• In Kashmir, Pakistan Questions India’s ‘Surgical Strikes’ on Militants

    MANDHOLE, Kashmir — The sound of gunfire awoke Malik Rustam and his family around 4 a.m. on Thursday. Within minutes, they headed for cover in a community bunker, as residents here in the Pakistani-controlled portion of Kashmir have been trained to do.
    Cross-border fire between Pakistani and Indian troops is nothing new, but on Thursday, the Indian military claimed it had carried out “surgical strikes” against four camps, including one near Mandhole, used by militants intent on attacking the Indian-controlled portion of Kashmir.
    The village of Mandhole is along the banks of the Poonch River, just across the Line of Control, the de facto border between Pakistan and India in the disputed Kashmir region, which both sides claim in its entirety. Indian military posts within 500 yards are visible.
    On Saturday, Mr. Rustam, 22, pointed in that direction and said the Indian troops never left their posts. “They are lying,” he said. “They never crossed the L.O.C.” A group of villagers standing nearby nodded in agreement.

    As the latest escalation between India and Pakistan threatened to break thefragile peace between the estranged, nuclear-armed neighbors, residents in Mandhole seemed unusually calm.
    Schools have remained open. Grocery stores were serving customers, and buses moved slowly on patchy, winding roads along the hilly terrain. As the afternoon sun sank behind the hills, several women could be seen working in the fields, cutting grass and herding cattle.
    Pakistan seemed eager to play down any tensions in the area. Mr. Rustam and his fellow villagers had gathered on Saturday to talk to a group of journalists who were ferried in by Pakistani military helicopters to the Bhimber District of the Pakistani-controlled part of Kashmir, about 100 miles from Islamabad, Pakistan’s capital.
    But on the other side of the Line of Control, in the village of Silikote, Raja Nazir, 37, a shopkeeper, said Saturday that residents were still uneasy.
    “There is fear in the air, and villagers are on their toes fearing a retaliation by Pakistan after the strikes,” Mr. Nazir said. His village is near the Indian Army base where militants killed at least 17 soldiers last month.
    “Those who shout on TV for war should come and live here with their children,” he added. “Then they will understand the cost of war.”
    Farooq Abdullah, a former chief minister of Jammu and Kashmir State, appealed to both sides to avoid escalating the conflict. “We hope cooler heads will prevail and the cease-fire of 2003 will be upheld,” Mr. Abdullah said.
    Earlier Saturday, Pakistani military officers, including Lt. Gen. Asim Saleem Bajwa, the Pakistan Army spokesman, gave a briefing in Baghsar, a picturesque, hilly village about 60 miles from Mandhole.
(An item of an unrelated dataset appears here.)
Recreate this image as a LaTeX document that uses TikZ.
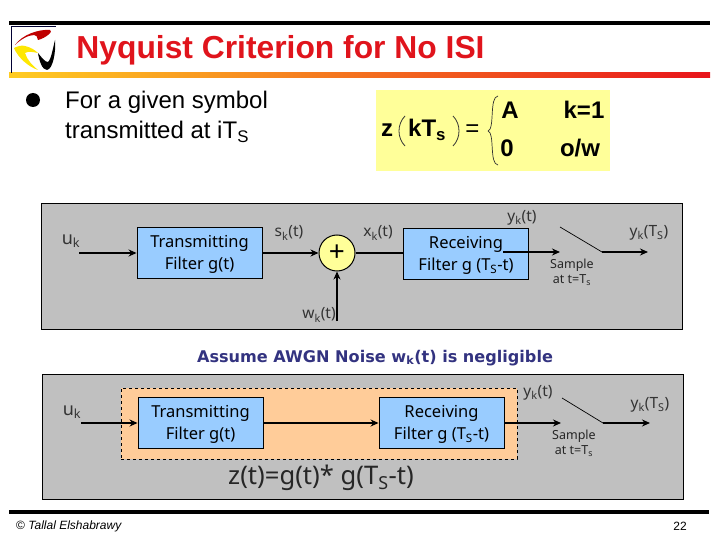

Pakistani officials said Thursday that the weapons fire had killed two soldiers and wounded nine. General Bajwa reiterated Pakistan’s claims that Indian troops had fired only small arms and mortars at Pakistani military posts.
    Indian troops opened fire at 2 a.m. on Thursday at five locations over an area spanning 155 miles, he said. The gunfire lasted about five hours, but the Indian troops never crossed the Line of Control, and Pakistani troops returned fire.
    India said that it had destroyed bases from which militants carried out attacks in the part of Kashmir it controls, and that it had inflicted heavy casualties on the militants. General Bajwa rejected those claims.
    “Where did all the dead bodies go?” he asked. “Where were the funerals? Why haven’t the Indians produced any dead bodies if they took them back?”